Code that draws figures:
* Begin *
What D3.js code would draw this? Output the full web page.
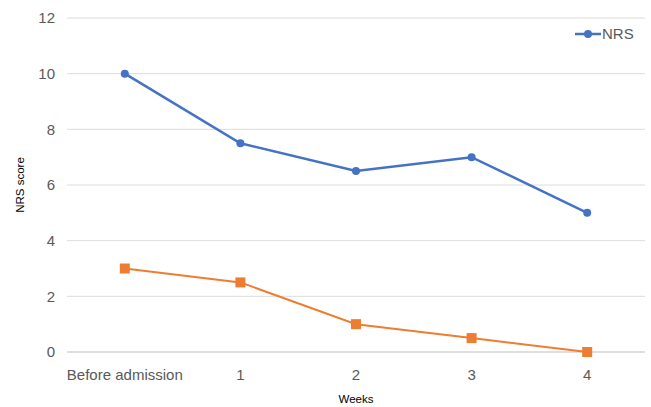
<!DOCTYPE html>
<html><head><meta charset="utf-8">
<script src="https://cdn.jsdelivr.net/npm/d3@7"></script>
<style>body{margin:0;background:#fff;} svg{display:block;font-family:Arial,"Liberation Sans",sans-serif;}</style>
</head><body>
<script>
const categories = ["Before admission","1","2","3","4"];
const nrsValues = [10, 7.5, 6.5, 7, 5];
const secondValues = [3, 2.5, 1, 0.5, 0];
const yTicks = [0,2,4,6,8,10,12];

const W=651,H=407;
const svg=d3.select("body").append("svg").attr("width",W).attr("height",H);
const x=d3.scalePoint().domain(categories).range([67,645]).padding(0.5);
const y=d3.scaleLinear().domain([0,12]).range([352,18]);

svg.append("g").selectAll("line").data(yTicks).join("line")
  .attr("x1",67).attr("x2",645).attr("y1",d=>y(d)).attr("y2",d=>y(d))
  .attr("stroke",d=>d===0?"#d4d4d4":"#dcdcdc").attr("stroke-width",d=>d===0?1.5:1);

svg.append("g").selectAll("text").data(yTicks).join("text")
  .attr("x",55).attr("y",d=>y(d)).attr("dy","0.35em").attr("text-anchor","end")
  .attr("font-size",15).attr("fill","#595959").text(d=>d);

svg.append("g").selectAll("text").data(categories).join("text")
  .attr("x",d=>x(d)).attr("y",380).attr("text-anchor","middle")
  .attr("font-size",15).attr("fill","#595959").text(d=>d);

svg.append("text").attr("x",356).attr("y",403).attr("text-anchor","middle")
  .attr("font-size",11.5).attr("fill","#000").text("Weeks");
svg.append("text").attr("transform","translate(24,185) rotate(-90)").attr("text-anchor","middle")
  .attr("font-size",11.5).attr("fill","#000").text("NRS score");

const line=d3.line().x((d,i)=>x(categories[i])).y(d=>y(d));
svg.append("path").datum(secondValues).attr("d",line).attr("fill","none")
  .attr("stroke","#ED7D31").attr("stroke-width",2);
svg.append("g").selectAll("rect").data(secondValues).join("rect")
  .attr("x",(d,i)=>x(categories[i])-5).attr("y",d=>y(d)-5).attr("width",10).attr("height",10)
  .attr("fill","#ED7D31");

svg.append("path").datum(nrsValues).attr("d",line).attr("fill","none")
  .attr("stroke","#4472C4").attr("stroke-width",2.5);
svg.append("g").selectAll("circle").data(nrsValues).join("circle")
  .attr("cx",(d,i)=>x(categories[i])).attr("cy",d=>y(d)).attr("r",4).attr("fill","#4472C4");

const lg=svg.append("g");
lg.append("line").attr("x1",575).attr("x2",601).attr("y1",34).attr("y2",34).attr("stroke","#4472C4").attr("stroke-width",2.5);
lg.append("circle").attr("cx",588).attr("cy",34).attr("r",4).attr("fill","#4472C4");
lg.append("text").attr("x",602).attr("y",34).attr("dy","0.35em").attr("font-size",15).attr("fill","#595959").text("NRS");
</script>
</body></html>
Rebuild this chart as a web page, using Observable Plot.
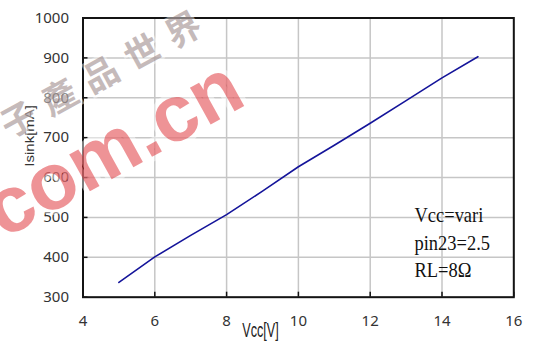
* End *
§ Goal of the exercise: Search the listing for the string "this". Copy each line where it turns up.

§ The result:
What D3.js code would draw this? Output the full web page.
Rebuild this chart as a web page, using Observable Plot.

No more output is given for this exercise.